__Aim__
Omit every picture, and retype the lines that run from the beginning of the data below through the line containing "plt.rcParams['font.family'] = ['Liberation", inclusive.

__Data section__
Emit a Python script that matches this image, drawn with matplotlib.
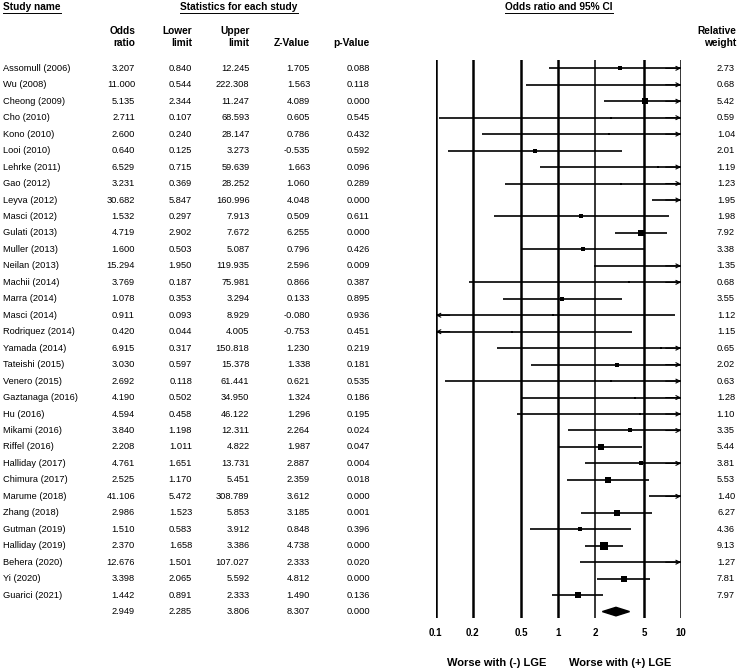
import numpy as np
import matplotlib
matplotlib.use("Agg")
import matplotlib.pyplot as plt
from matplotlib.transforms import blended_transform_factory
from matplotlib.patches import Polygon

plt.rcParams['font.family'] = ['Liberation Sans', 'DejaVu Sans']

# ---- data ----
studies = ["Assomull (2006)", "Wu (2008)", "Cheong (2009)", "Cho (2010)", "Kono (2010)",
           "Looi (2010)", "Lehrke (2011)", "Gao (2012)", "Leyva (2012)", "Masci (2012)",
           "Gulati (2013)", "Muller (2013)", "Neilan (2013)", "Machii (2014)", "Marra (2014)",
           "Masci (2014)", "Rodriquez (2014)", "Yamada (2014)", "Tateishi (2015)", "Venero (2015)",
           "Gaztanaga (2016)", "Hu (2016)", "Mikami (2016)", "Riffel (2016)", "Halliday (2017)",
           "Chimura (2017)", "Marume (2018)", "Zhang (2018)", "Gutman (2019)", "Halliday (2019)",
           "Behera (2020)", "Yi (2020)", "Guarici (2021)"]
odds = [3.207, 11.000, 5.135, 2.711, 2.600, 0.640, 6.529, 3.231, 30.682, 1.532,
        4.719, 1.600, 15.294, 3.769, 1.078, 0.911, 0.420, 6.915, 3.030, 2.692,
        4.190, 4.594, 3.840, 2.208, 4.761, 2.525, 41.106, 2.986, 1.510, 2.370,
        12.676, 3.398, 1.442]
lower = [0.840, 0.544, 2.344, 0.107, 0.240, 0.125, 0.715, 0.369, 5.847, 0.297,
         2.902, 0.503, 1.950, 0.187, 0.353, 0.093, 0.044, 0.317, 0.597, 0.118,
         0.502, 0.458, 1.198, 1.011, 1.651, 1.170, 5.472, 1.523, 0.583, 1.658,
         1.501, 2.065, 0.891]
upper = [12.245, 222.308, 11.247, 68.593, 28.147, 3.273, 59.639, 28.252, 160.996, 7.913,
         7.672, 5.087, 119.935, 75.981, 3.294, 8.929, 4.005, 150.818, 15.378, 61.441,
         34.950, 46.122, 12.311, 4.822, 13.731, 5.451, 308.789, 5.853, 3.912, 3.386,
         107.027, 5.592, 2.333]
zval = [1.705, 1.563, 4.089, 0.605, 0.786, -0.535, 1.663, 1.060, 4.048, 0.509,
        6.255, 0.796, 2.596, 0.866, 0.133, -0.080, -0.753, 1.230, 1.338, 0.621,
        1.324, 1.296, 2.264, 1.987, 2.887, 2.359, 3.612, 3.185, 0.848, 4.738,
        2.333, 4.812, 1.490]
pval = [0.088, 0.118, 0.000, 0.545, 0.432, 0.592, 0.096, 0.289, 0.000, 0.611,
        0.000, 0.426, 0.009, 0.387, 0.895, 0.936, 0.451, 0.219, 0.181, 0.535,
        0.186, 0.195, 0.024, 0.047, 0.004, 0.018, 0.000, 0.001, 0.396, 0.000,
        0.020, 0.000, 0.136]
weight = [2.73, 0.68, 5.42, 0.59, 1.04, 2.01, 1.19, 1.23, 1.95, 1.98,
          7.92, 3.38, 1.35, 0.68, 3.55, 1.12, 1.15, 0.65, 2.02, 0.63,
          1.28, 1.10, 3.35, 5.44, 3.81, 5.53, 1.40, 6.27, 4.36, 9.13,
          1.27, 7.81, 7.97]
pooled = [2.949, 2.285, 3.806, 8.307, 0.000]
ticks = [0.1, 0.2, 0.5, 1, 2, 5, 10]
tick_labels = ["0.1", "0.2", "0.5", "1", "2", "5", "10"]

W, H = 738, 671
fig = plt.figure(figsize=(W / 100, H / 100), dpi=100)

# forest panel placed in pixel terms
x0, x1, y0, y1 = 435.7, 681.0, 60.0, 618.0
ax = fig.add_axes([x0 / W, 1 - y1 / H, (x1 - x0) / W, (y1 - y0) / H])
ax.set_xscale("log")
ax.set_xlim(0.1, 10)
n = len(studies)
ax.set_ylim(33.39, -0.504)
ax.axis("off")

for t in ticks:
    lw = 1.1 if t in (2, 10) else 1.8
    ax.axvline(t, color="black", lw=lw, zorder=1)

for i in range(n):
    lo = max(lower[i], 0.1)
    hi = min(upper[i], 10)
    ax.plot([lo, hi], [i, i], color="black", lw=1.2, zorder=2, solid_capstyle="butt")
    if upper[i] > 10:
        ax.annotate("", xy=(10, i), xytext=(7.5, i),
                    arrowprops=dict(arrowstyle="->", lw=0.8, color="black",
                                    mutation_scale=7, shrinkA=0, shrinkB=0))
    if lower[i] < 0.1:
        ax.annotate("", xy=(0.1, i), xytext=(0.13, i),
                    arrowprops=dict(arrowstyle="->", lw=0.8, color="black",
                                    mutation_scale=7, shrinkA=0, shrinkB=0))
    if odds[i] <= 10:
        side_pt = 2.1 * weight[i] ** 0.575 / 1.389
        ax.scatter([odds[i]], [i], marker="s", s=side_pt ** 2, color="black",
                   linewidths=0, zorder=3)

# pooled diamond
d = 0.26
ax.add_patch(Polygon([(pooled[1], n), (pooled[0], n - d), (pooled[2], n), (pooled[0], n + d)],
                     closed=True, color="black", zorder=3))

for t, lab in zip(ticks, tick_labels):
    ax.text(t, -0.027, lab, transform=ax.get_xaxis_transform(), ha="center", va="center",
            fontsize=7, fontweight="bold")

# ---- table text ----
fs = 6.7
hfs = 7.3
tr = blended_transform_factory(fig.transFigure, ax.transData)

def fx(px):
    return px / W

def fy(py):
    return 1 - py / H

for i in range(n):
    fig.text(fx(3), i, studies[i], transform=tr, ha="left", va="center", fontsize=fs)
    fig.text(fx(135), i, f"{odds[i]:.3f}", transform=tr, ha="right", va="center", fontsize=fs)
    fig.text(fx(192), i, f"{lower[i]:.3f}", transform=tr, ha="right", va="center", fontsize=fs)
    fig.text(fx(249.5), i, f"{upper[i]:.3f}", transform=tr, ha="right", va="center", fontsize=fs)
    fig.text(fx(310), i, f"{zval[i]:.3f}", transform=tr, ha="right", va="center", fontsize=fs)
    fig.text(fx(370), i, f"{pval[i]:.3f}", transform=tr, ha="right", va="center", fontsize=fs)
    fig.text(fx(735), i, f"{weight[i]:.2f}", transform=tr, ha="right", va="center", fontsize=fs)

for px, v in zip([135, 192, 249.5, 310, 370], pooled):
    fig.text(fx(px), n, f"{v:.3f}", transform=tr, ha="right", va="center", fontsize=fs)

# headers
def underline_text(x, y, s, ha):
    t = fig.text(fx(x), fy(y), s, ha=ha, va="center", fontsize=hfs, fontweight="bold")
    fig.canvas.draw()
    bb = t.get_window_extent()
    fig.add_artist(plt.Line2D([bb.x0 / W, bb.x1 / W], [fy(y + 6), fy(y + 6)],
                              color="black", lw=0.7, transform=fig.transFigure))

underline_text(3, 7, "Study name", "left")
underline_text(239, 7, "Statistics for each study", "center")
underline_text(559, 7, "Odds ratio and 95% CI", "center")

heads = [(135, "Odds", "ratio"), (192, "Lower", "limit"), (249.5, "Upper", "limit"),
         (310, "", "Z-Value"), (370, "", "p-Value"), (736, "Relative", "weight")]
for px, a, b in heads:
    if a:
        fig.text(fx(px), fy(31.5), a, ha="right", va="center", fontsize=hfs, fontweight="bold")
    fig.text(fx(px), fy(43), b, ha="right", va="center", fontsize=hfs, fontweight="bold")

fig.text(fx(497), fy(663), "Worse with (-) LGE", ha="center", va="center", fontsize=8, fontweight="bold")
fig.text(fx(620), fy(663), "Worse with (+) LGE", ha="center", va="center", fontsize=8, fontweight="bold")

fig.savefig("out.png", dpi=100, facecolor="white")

__In response__
Emit a Python script that matches this image, drawn with matplotlib.
import numpy as np
import matplotlib
matplotlib.use("Agg")
import matplotlib.pyplot as plt
from matplotlib.transforms import blended_transform_factory
from matplotlib.patches import Polygon

plt.rcParams['font.family'] = ['Liberation Sans', 'DejaVu Sans']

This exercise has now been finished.